» **DATA LINES**
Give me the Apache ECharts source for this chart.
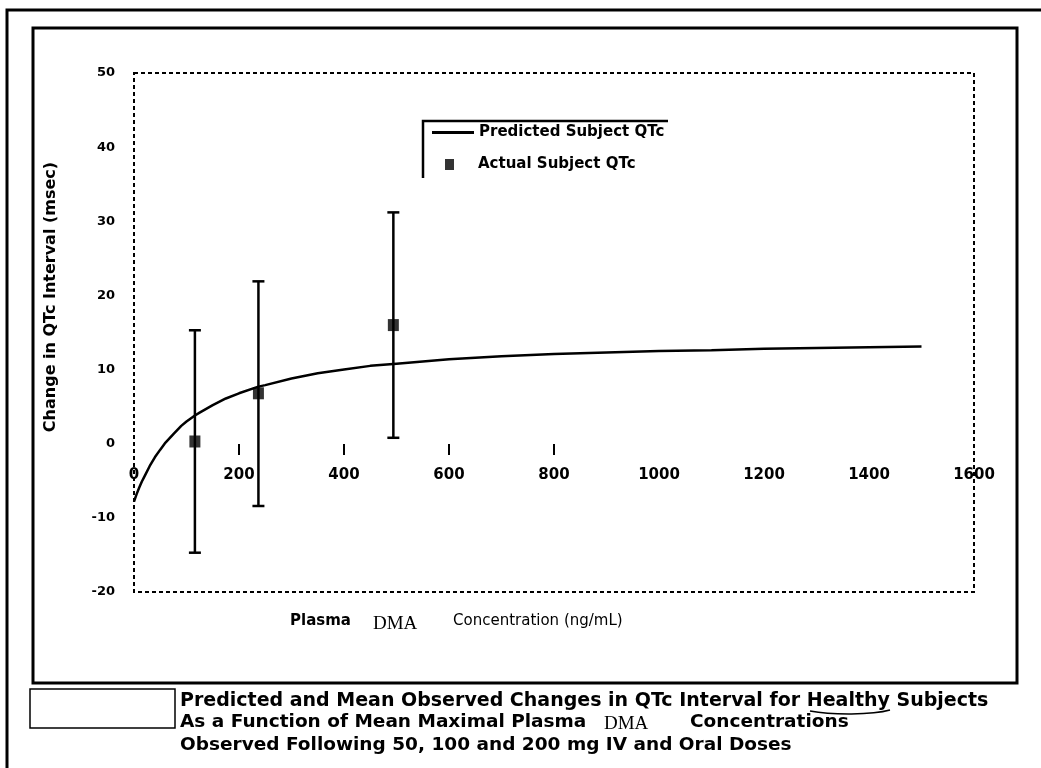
<!DOCTYPE html>
<html><head><meta charset="utf-8">
<script src="https://cdn.jsdelivr.net/npm/echarts@6/dist/echarts.min.js"></script>
<style>html,body{margin:0;padding:0;background:#fff}#c{width:1041px;height:768px}</style>
</head><body><div id="c"></div>
<script>
// ---- data ----
const xTickValues = [200, 400, 600, 800];           // small marks drawn on the zero line
const curveConc = [0, 5, 10, 15, 20, 30, 40, 50, 60, 75, 90, 100, 116, 125, 150, 175, 200, 237, 250, 300, 350, 400, 450, 500, 600, 700, 800, 900, 1000, 1100, 1200, 1300, 1400, 1500];
const curveQTc  = [-7.8, -6.8, -5.9, -5.1, -4.4, -3.0, -1.8, -0.8, 0.15, 1.3, 2.4, 3.0, 3.8, 4.2, 5.2, 6.1, 6.8, 7.7, 7.9, 8.8, 9.5, 10.0, 10.5, 10.8, 11.4, 11.8, 12.1, 12.3, 12.5, 12.6, 12.8, 12.9, 13.0, 13.1];
const obsConc = [116, 237, 494];
const obsMean = [0.3, 6.8, 16.0];
const obsLow  = [-14.7, -8.4, 0.8];
const obsHigh = [15.3, 21.9, 31.2];
const seriesNames = ['Predicted Subject QTc', 'Actual Subject QTc'];
const yTitle = 'Change in QTc Interval (msec)';
const captionLines = [
  'Predicted and Mean Observed Changes in QTc Interval for Healthy Subjects',
  'As a Function of Mean Maximal Plasma',
  'Observed Following 50, 100 and 200 mg IV and Oral Doses'
];

const chart = echarts.init(document.getElementById('c'), null, {renderer: 'canvas'});
const SANS = 'DejaVu Sans';
const cap = {fontFamily: SANS, fontWeight: 'bold', fontSize: 18.5, fill: '#000'};

const option = {
  backgroundColor: '#fff',
  animation: false,
  grid: {left: 134, top: 73, width: 840, height: 519, show: true,
         borderColor: '#000', borderWidth: 2, borderType: [4, 3], backgroundColor: 'transparent'},
  xAxis: {
    type: 'value', min: 0, max: 1600, interval: 200, position: 'bottom', offset: -148,
    axisLine: {show: false, onZero: false},
    axisTick: {show: true, customValues: xTickValues, length: 11, lineStyle: {color: '#000', width: 2}},
    axisLabel: {margin: 24, color: '#000', fontFamily: SANS, fontWeight: 'bold', fontSize: 15,
                formatter: function (v) { return String(v); }},
    splitLine: {show: false}
  },
  yAxis: {
    type: 'value', min: -20, max: 50, interval: 10,
    axisLine: {show: false}, axisTick: {show: false}, splitLine: {show: false},
    axisLabel: {margin: 19, color: '#000', fontFamily: SANS, fontWeight: 'bold', fontSize: 13}
  },
  legend: [
    {data: [seriesNames[0]], left: 432, top: 125, icon: 'rect', itemWidth: 42, itemHeight: 3, padding: 0,
     textStyle: {fontFamily: SANS, fontWeight: 'bold', fontSize: 15, color: '#000'}},
    {data: [seriesNames[1]], left: 445, top: 157, icon: 'rect', itemWidth: 9, itemHeight: 11, padding: 0,
     textStyle: {fontFamily: SANS, fontWeight: 'bold', fontSize: 15, color: '#000', padding: [0, 0, 0, 19]}}
  ],
  series: [
    {name: seriesNames[0], type: 'line', data: curveConc.map((c, i) => [c, curveQTc[i]]),
     symbol: 'none', smooth: false,
     lineStyle: {color: '#000', width: 2.5}, itemStyle: {color: '#000'}, z: 3},
    {name: 'err', type: 'custom', data: obsConc.map((c, i) => [c, obsLow[i], obsHigh[i]]),
     encode: {x: 0, y: [1, 2]}, silent: true, z: 2,
     renderItem: function (params, api) {
       const x = api.value(0);
       const lo = api.coord([x, api.value(1)]);
       const hi = api.coord([x, api.value(2)]);
       const hw = 6, st = {stroke: '#000', lineWidth: 2.5};
       return {type: 'group', children: [
         {type: 'line', shape: {x1: lo[0], y1: lo[1], x2: hi[0], y2: hi[1]}, style: st},
         {type: 'line', shape: {x1: lo[0] - hw, y1: lo[1], x2: lo[0] + hw, y2: lo[1]}, style: st},
         {type: 'line', shape: {x1: hi[0] - hw, y1: hi[1], x2: hi[0] + hw, y2: hi[1]}, style: st}
       ]};
     }},
    {name: seriesNames[1], type: 'scatter', data: obsConc.map((c, i) => [c, obsMean[i]]),
     symbol: 'rect', symbolSize: [11, 12], itemStyle: {color: '#000'}, z: 4}
  ],
  graphic: [
    {type: 'polyline', shape: {points: [[7, 768], [7, 10], [1041, 10]]}, style: {stroke: '#000', lineWidth: 3, fill: null}},
    {type: 'rect', shape: {x: 33, y: 28, width: 984, height: 655}, style: {stroke: '#000', lineWidth: 3, fill: null}},
    {type: 'rect', shape: {x: 30, y: 689, width: 145, height: 39}, style: {stroke: '#000', lineWidth: 1.5, fill: null}},
    {type: 'polyline', shape: {points: [[423, 178], [423, 121], [668, 121]]}, style: {stroke: '#000', lineWidth: 2.5, fill: null}},
    {type: 'text', x: 51, y: 297, rotation: Math.PI / 2,
     style: {text: yTitle, fontFamily: SANS, fontWeight: 'bold', fontSize: 16, fill: '#000', align: 'center', verticalAlign: 'middle'}},
    {type: 'text', x: 290, y: 621, style: {text: 'Plasma', fontFamily: SANS, fontWeight: 'bold', fontSize: 15, fill: '#000', verticalAlign: 'middle'}},
    {type: 'text', x: 373, y: 624, style: {text: 'DMA', fontFamily: 'Liberation Serif', fontSize: 19, fill: '#000', verticalAlign: 'middle'}},
    {type: 'text', x: 453, y: 621, style: {text: 'Concentration (ng/mL)', fontFamily: SANS, fontSize: 15, fill: '#000', verticalAlign: 'middle'}},
    {type: 'text', x: 180, y: 701, style: Object.assign({}, cap, {text: captionLines[0], fontSize: 19, verticalAlign: 'middle'})},
    {type: 'bezierCurve', shape: {x1: 810, y1: 711, cpx1: 832, cpy1: 715, cpx2: 872, cpy2: 715, x2: 890, y2: 710},
     style: {stroke: '#000', lineWidth: 1.5, fill: null}},
    {type: 'text', x: 180, y: 722, style: Object.assign({}, cap, {text: captionLines[1], verticalAlign: 'middle'})},
    {type: 'text', x: 604, y: 724, style: {text: 'DMA', fontFamily: 'Liberation Serif', fontSize: 19, fill: '#000', verticalAlign: 'middle'}},
    {type: 'text', x: 690, y: 722, style: Object.assign({}, cap, {text: 'Concentrations', verticalAlign: 'middle'})},
    {type: 'text', x: 180, y: 745, style: Object.assign({}, cap, {text: captionLines[2], verticalAlign: 'middle'})}
  ]
};
chart.setOption(option);
</script>
</body></html>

» **GIVEN EXERCISE**
Each line of the data should be quoted exactly, with pictures left out.

» **WRITTEN SOLUTION**
Give me the Apache ECharts source for this chart.
<!DOCTYPE html>
<html><head><meta charset="utf-8">
<script src="https://cdn.jsdelivr.net/npm/echarts@6/dist/echarts.min.js"></script>
<style>html,body{margin:0;padding:0;background:#fff}#c{width:1041px;height:768px}</style>
</head><body><div id="c"></div>
<script>
// ---- data ----
const xTickValues = [200, 400, 600, 800];           // small marks drawn on the zero line
const curveConc = [0, 5, 10, 15, 20, 30, 40, 50, 60, 75, 90, 100, 116, 125, 150, 175, 200, 237, 250, 300, 350, 400, 450, 500, 600, 700, 800, 900, 1000, 1100, 1200, 1300, 1400, 1500];
const curveQTc  = [-7.8, -6.8, -5.9, -5.1, -4.4, -3.0, -1.8, -0.8, 0.15, 1.3, 2.4, 3.0, 3.8, 4.2, 5.2, 6.1, 6.8, 7.7, 7.9, 8.8, 9.5, 10.0, 10.5, 10.8, 11.4, 11.8, 12.1, 12.3, 12.5, 12.6, 12.8, 12.9, 13.0, 13.1];
const obsConc = [116, 237, 494];
const obsMean = [0.3, 6.8, 16.0];
const obsLow  = [-14.7, -8.4, 0.8];
const obsHigh = [15.3, 21.9, 31.2];
const seriesNames = ['Predicted Subject QTc', 'Actual Subject QTc'];
const yTitle = 'Change in QTc Interval (msec)';
const captionLines = [
  'Predicted and Mean Observed Changes in QTc Interval for Healthy Subjects',
  'As a Function of Mean Maximal Plasma',
  'Observed Following 50, 100 and 200 mg IV and Oral Doses'
];

const chart = echarts.init(document.getElementById('c'), null, {renderer: 'canvas'});
const SANS = 'DejaVu Sans';
const cap = {fontFamily: SANS, fontWeight: 'bold', fontSize: 18.5, fill: '#000'};

const option = {
  backgroundColor: '#fff',
  animation: false,
  grid: {left: 134, top: 73, width: 840, height: 519, show: true,
         borderColor: '#000', borderWidth: 2, borderType: [4, 3], backgroundColor: 'transparent'},
  xAxis: {
    type: 'value', min: 0, max: 1600, interval: 200, position: 'bottom', offset: -148,
    axisLine: {show: false, onZero: false},
    axisTick: {show: true, customValues: xTickValues, length: 11, lineStyle: {color: '#000', width: 2}},
    axisLabel: {margin: 24, color: '#000', fontFamily: SANS, fontWeight: 'bold', fontSize: 15,
                formatter: function (v) { return String(v); }},
    splitLine: {show: false}
  },
  yAxis: {
    type: 'value', min: -20, max: 50, interval: 10,
    axisLine: {show: false}, axisTick: {show: false}, splitLine: {show: false},
    axisLabel: {margin: 19, color: '#000', fontFamily: SANS, fontWeight: 'bold', fontSize: 13}
  },
  legend: [
    {data: [seriesNames[0]], left: 432, top: 125, icon: 'rect', itemWidth: 42, itemHeight: 3, padding: 0,
     textStyle: {fontFamily: SANS, fontWeight: 'bold', fontSize: 15, color: '#000'}},
    {data: [seriesNames[1]], left: 445, top: 157, icon: 'rect', itemWidth: 9, itemHeight: 11, padding: 0,
     textStyle: {fontFamily: SANS, fontWeight: 'bold', fontSize: 15, color: '#000', padding: [0, 0, 0, 19]}}
  ],
  series: [
    {name: seriesNames[0], type: 'line', data: curveConc.map((c, i) => [c, curveQTc[i]]),
     symbol: 'none', smooth: false,
     lineStyle: {color: '#000', width: 2.5}, itemStyle: {color: '#000'}, z: 3},
    {name: 'err', type: 'custom', data: obsConc.map((c, i) => [c, obsLow[i], obsHigh[i]]),
     encode: {x: 0, y: [1, 2]}, silent: true, z: 2,
     renderItem: function (params, api) {
       const x = api.value(0);
       const lo = api.coord([x, api.value(1)]);
       const hi = api.coord([x, api.value(2)]);
       const hw = 6, st = {stroke: '#000', lineWidth: 2.5};
       return {type: 'group', children: [
         {type: 'line', shape: {x1: lo[0], y1: lo[1], x2: hi[0], y2: hi[1]}, style: st},
         {type: 'line', shape: {x1: lo[0] - hw, y1: lo[1], x2: lo[0] + hw, y2: lo[1]}, style: st},
         {type: 'line', shape: {x1: hi[0] - hw, y1: hi[1], x2: hi[0] + hw, y2: hi[1]}, style: st}
       ]};
     }},
    {name: seriesNames[1], type: 'scatter', data: obsConc.map((c, i) => [c, obsMean[i]]),
     symbol: 'rect', symbolSize: [11, 12], itemStyle: {color: '#000'}, z: 4}
  ],
  graphic: [
    {type: 'polyline', shape: {points: [[7, 768], [7, 10], [1041, 10]]}, style: {stroke: '#000', lineWidth: 3, fill: null}},
    {type: 'rect', shape: {x: 33, y: 28, width: 984, height: 655}, style: {stroke: '#000', lineWidth: 3, fill: null}},
    {type: 'rect', shape: {x: 30, y: 689, width: 145, height: 39}, style: {stroke: '#000', lineWidth: 1.5, fill: null}},
    {type: 'polyline', shape: {points: [[423, 178], [423, 121], [668, 121]]}, style: {stroke: '#000', lineWidth: 2.5, fill: null}},
    {type: 'text', x: 51, y: 297, rotation: Math.PI / 2,
     style: {text: yTitle, fontFamily: SANS, fontWeight: 'bold', fontSize: 16, fill: '#000', align: 'center', verticalAlign: 'middle'}},
    {type: 'text', x: 290, y: 621, style: {text: 'Plasma', fontFamily: SANS, fontWeight: 'bold', fontSize: 15, fill: '#000', verticalAlign: 'middle'}},
    {type: 'text', x: 373, y: 624, style: {text: 'DMA', fontFamily: 'Liberation Serif', fontSize: 19, fill: '#000', verticalAlign: 'middle'}},
    {type: 'text', x: 453, y: 621, style: {text: 'Concentration (ng/mL)', fontFamily: SANS, fontSize: 15, fill: '#000', verticalAlign: 'middle'}},
    {type: 'text', x: 180, y: 701, style: Object.assign({}, cap, {text: captionLines[0], fontSize: 19, verticalAlign: 'middle'})},
    {type: 'bezierCurve', shape: {x1: 810, y1: 711, cpx1: 832, cpy1: 715, cpx2: 872, cpy2: 715, x2: 890, y2: 710},
     style: {stroke: '#000', lineWidth: 1.5, fill: null}},
    {type: 'text', x: 180, y: 722, style: Object.assign({}, cap, {text: captionLines[1], verticalAlign: 'middle'})},
    {type: 'text', x: 604, y: 724, style: {text: 'DMA', fontFamily: 'Liberation Serif', fontSize: 19, fill: '#000', verticalAlign: 'middle'}},
    {type: 'text', x: 690, y: 722, style: Object.assign({}, cap, {text: 'Concentrations', verticalAlign: 'middle'})},
    {type: 'text', x: 180, y: 745, style: Object.assign({}, cap, {text: captionLines[2], verticalAlign: 'middle'})}
  ]
};
chart.setOption(option);
</script>
</body></html>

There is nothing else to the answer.